The problem –
Starting at the top of the listing, extract every line up to and including the one with "Serif, Times New". Pictures stay out of the copy.

= = = = = = =

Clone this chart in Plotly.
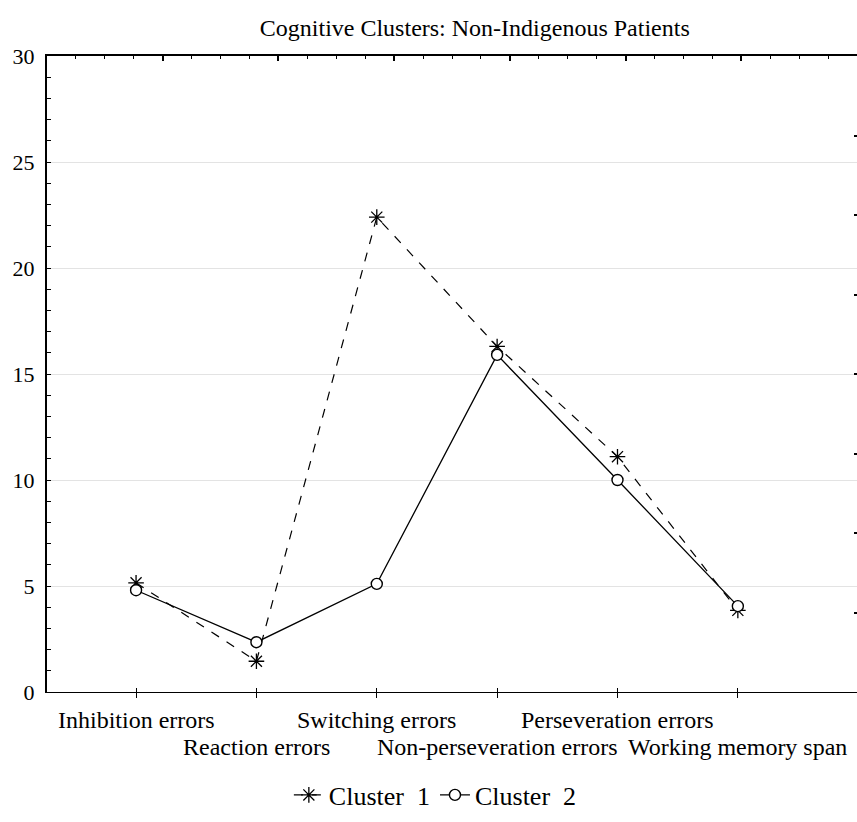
import plotly.graph_objects as go

categories = ["Inhibition errors", "Reaction errors", "Switching errors",
              "Non-perseveration errors", "Perseveration errors", "Working memory span"]
cluster1 = [5.15, 1.45, 22.4, 16.3, 11.1, 3.85]
cluster2 = [4.8, 2.35, 5.1, 15.9, 10.0, 4.05]
y_ticks = [0, 5, 10, 15, 20, 25, 30]

idx = list(range(len(categories)))

FONT = "Liberation Serif, Times New Roman, serif"

fig = go.Figure()
fig.add_trace(go.Scatter(
    x=idx, y=cluster1, mode="lines+markers", name="Cluster  1",
    line=dict(color="black", width=1.2, dash="dash"),
    marker=dict(symbol="asterisk-open", size=13, color="black", line=dict(color="black", width=1.3)),
))
fig.add_trace(go.Scatter(
    x=idx, y=cluster2, mode="lines+markers", name="Cluster  2",
    line=dict(color="black", width=1.3),
    marker=dict(symbol="circle", size=11, color="white", line=dict(color="black", width=1.4)),
))

# category labels, staggered on two rows
for i, c in enumerate(categories):
    fig.add_annotation(x=i, xref="x", y=0, yref="paper", text=c, showarrow=False,
                       xanchor="center", yanchor="middle", yshift=-28 if i % 2 == 0 else -55,
                       font=dict(family=FONT, size=24, color="black"))

xr = [-0.74, 5.99]
fig.update_layout(
    width=857, height=822,
    paper_bgcolor="white", plot_bgcolor="white",
    margin=dict(l=47, r=0, t=56, b=130, autoexpand=False),
    font=dict(family=FONT, size=23, color="black"),
    title=dict(text="Cognitive Clusters: Non-Indigenous Patients", x=0.554, xref="container",
               xanchor="center", y=1 - 28 / 822, yref="container", yanchor="middle",
               font=dict(family=FONT, size=24, color="black")),
    showlegend=True,
    legend=dict(orientation="h", x=0.508, xref="container", xanchor="center",
                y=27 / 822, yref="container", yanchor="middle",
                font=dict(family=FONT, size=26, color="black"), itemwidth=30,
                bgcolor="rgba(0,0,0,0)"),
    xaxis=dict(range=xr, tickmode="array", tickvals=idx, showticklabels=False,
               showgrid=False, zeroline=False, showline=True, linecolor="black", linewidth=1.2,
               ticks="outside", ticklen=5, tickwidth=1, tickcolor="black",
               automargin=False, fixedrange=True),
    xaxis2=dict(range=[0, 7], overlaying="x", side="top", showticklabels=False,
                showgrid=False, zeroline=False, showline=True, linecolor="black", linewidth=2,
                ticks="inside", ticklen=5, tickwidth=1.5, tickcolor="black", dtick=1, tick0=0,
                automargin=False,
                minor=dict(dtick=0.25, ticks="inside", ticklen=3, tickwidth=1.2, tickcolor="black")),
    xaxis3=dict(range=xr, overlaying="x", side="bottom", showticklabels=False,
                tickmode="array", tickvals=idx, showgrid=False, zeroline=False, showline=False,
                ticks="inside", ticklen=4, tickwidth=1, tickcolor="black", automargin=False),
    yaxis=dict(range=[0, 30], tickmode="array", tickvals=y_ticks,
               showgrid=True, gridcolor="#e3e3e3", gridwidth=1, zeroline=False,
               showline=True, linecolor="black", linewidth=2,
               ticks="inside", ticklen=4, tickwidth=1.2, tickcolor="black",
               minor=dict(dtick=1, ticks="inside", ticklen=4, tickwidth=1.2, tickcolor="black", showgrid=False),
               tickfont=dict(family=FONT, size=22), ticklabelstandoff=6,
               automargin=False, fixedrange=True),
    yaxis2=dict(range=[0, 8], overlaying="y", side="right", showticklabels=False,
                showgrid=False, zeroline=False, showline=False, automargin=False,
                ticks="inside", ticklen=3, tickwidth=1.5, tickcolor="black", dtick=1),
)
# phantom traces to activate the decorative axes
fig.add_trace(go.Scatter(x=[None], y=[None], xaxis="x2", yaxis="y", showlegend=False, hoverinfo="skip"))
fig.add_trace(go.Scatter(x=[None], y=[None], xaxis="x3", yaxis="y2", showlegend=False, hoverinfo="skip"))

fig.write_html("out.html", post_script="document.body.style.margin='0';",
               config={"displayModeBar": False})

= = = = = = =

Problem solution –
Clone this chart in Plotly.
import plotly.graph_objects as go

categories = ["Inhibition errors", "Reaction errors", "Switching errors",
              "Non-perseveration errors", "Perseveration errors", "Working memory span"]
cluster1 = [5.15, 1.45, 22.4, 16.3, 11.1, 3.85]
cluster2 = [4.8, 2.35, 5.1, 15.9, 10.0, 4.05]
y_ticks = [0, 5, 10, 15, 20, 25, 30]

idx = list(range(len(categories)))

FONT = "Liberation Serif, Times New Roman, serif"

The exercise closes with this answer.